>> BEGIN Provided material

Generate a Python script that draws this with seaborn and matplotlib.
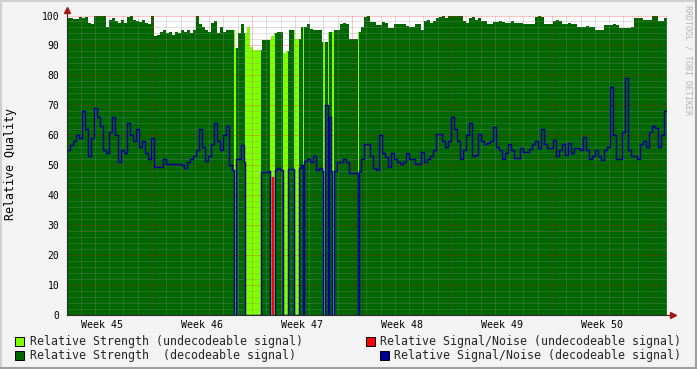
import numpy as np
import matplotlib
matplotlib.use("Agg")
import matplotlib.pyplot as plt
import matplotlib.transforms as mtransforms
from matplotlib.lines import Line2D
from matplotlib.patches import Rectangle
import seaborn as sns

# ------------------------------------------------------------------ data
sample_step_days = 0.21          # one consolidated sample every ~5 hours
first_week_end = 5.95            # day offset at which week 46 begins
week_numbers = [45, 46, 47, 48, 49, 50]

# Relative strength (top of the green area), one value per sample
strength = [
    99.2, 99.2, 98.7, 98.7, 99.5, 99.0, 99.6, 97.5, 97.3, 100,
    100, 100, 100, 96, 98.5, 99, 98, 97.5, 98.5, 97.5,
    99.5, 99.8, 98.5, 98, 97.8, 98.5, 97.5, 97, 100, 93,
    93.4, 94.5, 95, 94, 94.5, 93.5, 94.5, 94, 95, 94.5,
    95, 94, 95, 100, 97, 96, 95, 94.5, 97.5, 98,
    94, 96.2, 94.5, 95, 95, 95, 89, 94, 97, 94,
    96, 89.6, 88.5, 88.5, 88.5, 91.8, 91.8, 91.8, 93, 94,
    94.5, 94.5, 87.5, 88, 95, 95, 92, 92, 96, 96,
    97, 95.5, 95, 95, 95, 91, 91, 94.5, 94.5, 95,
    95, 97, 97.5, 97, 92, 92, 92, 94.5, 96, 99.5,
    100, 97.9, 97.9, 96.8, 96.8, 97.9, 97.5, 95.7, 95.7, 97.1,
    97.1, 97.1, 97.1, 96.5, 96.2, 96.2, 97, 97, 95.1, 98,
    98.5, 97.5, 98, 99, 99.5, 100, 99, 100, 100, 100,
    100, 100, 98, 97.5, 99, 99.5, 98.5, 99, 98, 98,
    97.3, 97.3, 97.9, 97.9, 98.2, 97.9, 97.6, 97.6, 98, 97.6,
    97.6, 97.6, 97, 97, 97, 97, 99.5, 99.8, 99.5, 97,
    97, 97, 98.3, 98.5, 98.3, 97, 97, 97.5, 97, 97,
    96.2, 96.2, 96.2, 96.5, 96.2, 96.2, 95.3, 95.3, 95.3, 96.8,
    96.8, 96.8, 97, 96.8, 95.7, 95.7, 95.7, 95.7, 96, 99,
    99, 99, 98.4, 98.4, 98.4, 100, 100, 98, 98, 99,
]

# Relative signal/noise (decodeable), one value per sample
snr = [
    55, 56.7, 58, 60, 59, 68, 62, 53, 59, 69,
    66, 63, 55, 54, 61, 66, 60, 51, 55, 54,
    64, 60, 58, 62, 56, 58, 54, 52, 59, 49.5,
    49.4, 49.5, 52, 50.5, 50.5, 50.5, 50.5, 50.5, 50, 49,
    51, 52, 53, 55, 62, 56, 51.5, 53, 57, 64,
    58, 55, 60, 63, 50, 48.5, 52, 52, 56.7, 51,
    0, 0, 0, 0, 47.8, 47.8, 47.8, 48, 48.5, 48.5,
    49, 48.5, 0, 48.9, 48.9, 48.9, 0, 49, 50, 51.5,
    52, 51, 53, 48.5, 49, 48, 70, 66, 48, 48,
    51, 51, 52, 51, 47.5, 47.5, 47.5, 48, 52, 57,
    57, 53, 49, 48.5, 60, 54, 52.8, 49.4, 54, 52,
    51, 50.5, 51, 54, 52, 52, 50.5, 50.5, 54.5, 51,
    52, 53, 55, 60.6, 60.6, 58, 56, 58, 66, 62,
    58, 52, 55, 60, 64, 53, 53.3, 60.6, 58, 57,
    57.5, 58, 62.8, 56, 55, 52, 54, 57, 55, 52.5,
    52.5, 55.6, 54.5, 54.5, 55.3, 57, 58, 55.6, 62, 57,
    55.6, 55.6, 58.3, 53, 55, 57, 53.5, 57.5, 54, 55.6,
    55.6, 55, 59.5, 55, 52, 53, 55, 53, 51.7, 55,
    56, 76, 60, 52.2, 52.2, 61, 79, 55, 53, 53,
    52, 57, 58, 56, 61, 63, 62.5, 56, 60, 68,
]

# periods in which the signal was not decodeable (days from start)
undecodeable_start = [11.725, 12.46, 14.175, 15.12, 15.89, 16.485, 17.92, 18.27, 18.55, 20.335]
undecodeable_end = [11.83, 13.58, 14.56, 15.47, 16.24, 16.555, 18.06, 18.34, 18.655, 20.405]

# signal/noise while undecodeable (only one visible reading)
snr_undec_start = [14.35]
snr_undec_end = [14.434]
snr_undec_value = [46]

# ------------------------------------------------------------------ style
sns.set_style("white")
plt.rcParams["font.family"] = ["DejaVu Sans Mono", "DejaVu Sans"]

C_DARK = "#006600"
C_LIGHT = "#7FFF00"
C_BLUE = "#000099"
C_RED = "#FF0000"
C_AXIS = "#2C2C2C"
C_ARROW = "#A01818"

W, H = 697, 369
fig = plt.figure(figsize=(W / 100, H / 100), dpi=100, facecolor="#F3F3F3")
ax = fig.add_axes([67 / W, 1 - 315 / H, 600 / W, 299.5 / H])
ax.set_facecolor("white")

# ------------------------------------------------------------------ step series
n = len(strength)
cell_edges = np.arange(n + 1) * sample_step_days
edges = np.unique(np.round(np.concatenate([cell_edges, undecodeable_start, undecodeable_end]), 6))
mids = (edges[:-1] + edges[1:]) / 2
cell = np.minimum((mids // sample_step_days).astype(int), n - 1)
undec = np.zeros(len(mids), dtype=bool)
for s, e in zip(undecodeable_start, undecodeable_end):
    undec |= (mids >= s) & (mids < e)

st = np.asarray(strength, dtype=float)[cell]
sn = np.asarray(snr, dtype=float)[cell]
dark = np.where(undec, 0.0, st)
light = np.where(undec, st, 0.0)
blue = np.where(undec, 0.0, sn)

def ext(v):
    return np.append(v, v[-1])

ax.fill_between(edges, ext(light), step="post", color=C_LIGHT, lw=0, zorder=1)
ax.fill_between(edges, ext(dark), step="post", color=C_DARK, lw=0, zorder=1.1)

sns.lineplot(x=edges, y=ext(blue), drawstyle="steps-post", estimator=None, sort=False,
             color=C_BLUE, lw=1.05, ax=ax, zorder=3)

for s, e, v in zip(snr_undec_start, snr_undec_end, snr_undec_value):
    ax.plot([s, s, e, e], [0, v, v, 0], color=C_RED, lw=1.0, zorder=3.1)

# ------------------------------------------------------------------ axes / grid
ax.set_xlim(0, n * sample_step_days)
ax.set_ylim(0, 100)

week_bounds = [first_week_end + 7 * k for k in range(len(week_numbers))]
day_ticks = np.arange(first_week_end - 5, n * sample_step_days, 1.0)
ax.set_xticks(week_bounds)
ax.set_xticks(day_ticks, minor=True)
ax.set_xticklabels([])
ax.set_yticks(range(0, 101, 10))
ax.set_yticks(range(0, 101, 2), minor=True)

ax.set_axisbelow(False)
ax.grid(which="major", color="#FF0000", alpha=0.45, linestyle=(0, (1, 1)), linewidth=0.72)
ax.grid(which="minor", color="#8F8F8F", alpha=0.55, linestyle=(0, (1, 1)), linewidth=0.72)

for side in ("top", "right"):
    ax.spines[side].set_visible(False)
for side in ("left", "bottom"):
    ax.spines[side].set_color(C_AXIS)
    ax.spines[side].set_linewidth(0.8)
    ax.spines[side].set_zorder(4)

ax.tick_params(axis="x", which="major", length=2.5, color="#E06060", width=0.8)
ax.tick_params(axis="x", which="minor", length=1.8, color="#909090", width=0.8)
ax.tick_params(axis="y", which="major", length=2, color="#E06060", width=0.8,
               labelsize=7, pad=3.5, labelcolor="black")
ax.tick_params(axis="y", which="minor", length=0)

blend = mtransforms.blended_transform_factory(ax.transData, ax.transAxes)
for k, wk in enumerate(week_numbers):
    ax.text(week_bounds[k] - 3.5, -0.016, f"Week {wk}", transform=blend,
            ha="center", va="top", fontsize=7.2, color="black")

# axis extensions and arrows
ax.plot([0, 0], [1, 1 + 6 / 299.5], transform=ax.transAxes, clip_on=False,
        color=C_AXIS, lw=0.8, zorder=4)
ax.plot([1, 1 + 6 / 600], [0, 0], transform=ax.transAxes, clip_on=False,
        color=C_AXIS, lw=0.8, zorder=4)
ax.plot([0], [1 + 6 / 299.5], marker="^", ms=3.8, color=C_ARROW, mec=C_ARROW,
        transform=ax.transAxes, clip_on=False, zorder=5)
ax.plot([1 + 6 / 600], [0], marker=">", ms=3.8, color=C_ARROW, mec=C_ARROW,
        transform=ax.transAxes, clip_on=False, zorder=5)

# y label
fig.text(11 / W, 1 - 164 / H, "Relative Quality", rotation=90, ha="center",
         va="center", fontsize=8.4, color="black")

# credit text
fig.text(688 / W, 1 - 5 / H, "RRDTOOL / TOBI OETIKER", rotation=270, ha="center",
         va="top", fontsize=6.0, color="#B4B4B4")

# ------------------------------------------------------------------ legend
def px(x, y):
    return x / W, 1 - y / H

def swatch(x, y, color):
    fig.add_artist(Rectangle(px(x, y + 9), 9 / W, 9 / H, transform=fig.transFigure,
                             facecolor=color, edgecolor="black", lw=0.7))

swatch(15, 336.5, C_LIGHT)
fig.text(*px(30, 341.5), "Relative Strength (undecodeable signal)", ha="left",
         va="center", fontsize=8.4)
swatch(366, 336.5, C_RED)
fig.text(*px(681, 341.5), "Relative Signal/Noise (undecodeable signal)", ha="right",
         va="center", fontsize=8.4)
swatch(15, 350.5, C_DARK)
fig.text(*px(30, 355.5), "Relative Strength  (decodeable signal)", ha="left",
         va="center", fontsize=8.4)
swatch(380, 350.5, C_BLUE)
fig.text(*px(681, 355.5), "Relative Signal/Noise (decodeable signal)", ha="right",
         va="center", fontsize=8.4)

# frame shading
fig.add_artist(Line2D([0, 1], [1 - 1 / H] * 2, transform=fig.transFigure, color="#CFCFCF", lw=1.5))
fig.add_artist(Line2D([1 / W] * 2, [0, 1], transform=fig.transFigure, color="#CFCFCF", lw=1.5))
fig.add_artist(Line2D([0, 1], [1 / H] * 2, transform=fig.transFigure, color="#9E9E9E", lw=1.5))
fig.add_artist(Line2D([1 - 1 / W] * 2, [0, 1], transform=fig.transFigure, color="#9E9E9E", lw=1.5))

fig.savefig("out.png", dpi=100, facecolor=fig.get_facecolor())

>> END Provided material

Written request.
The lines from the start of the data through the line that contains "week_numbers = [45, 46, 47, 48, 49, 50]" are to be returned exactly, please, with both ends included and every picture left out.

Solved problem.
Generate a Python script that draws this with seaborn and matplotlib.
import numpy as np
import matplotlib
matplotlib.use("Agg")
import matplotlib.pyplot as plt
import matplotlib.transforms as mtransforms
from matplotlib.lines import Line2D
from matplotlib.patches import Rectangle
import seaborn as sns

# ------------------------------------------------------------------ data
sample_step_days = 0.21          # one consolidated sample every ~5 hours
first_week_end = 5.95            # day offset at which week 46 begins
week_numbers = [45, 46, 47, 48, 49, 50]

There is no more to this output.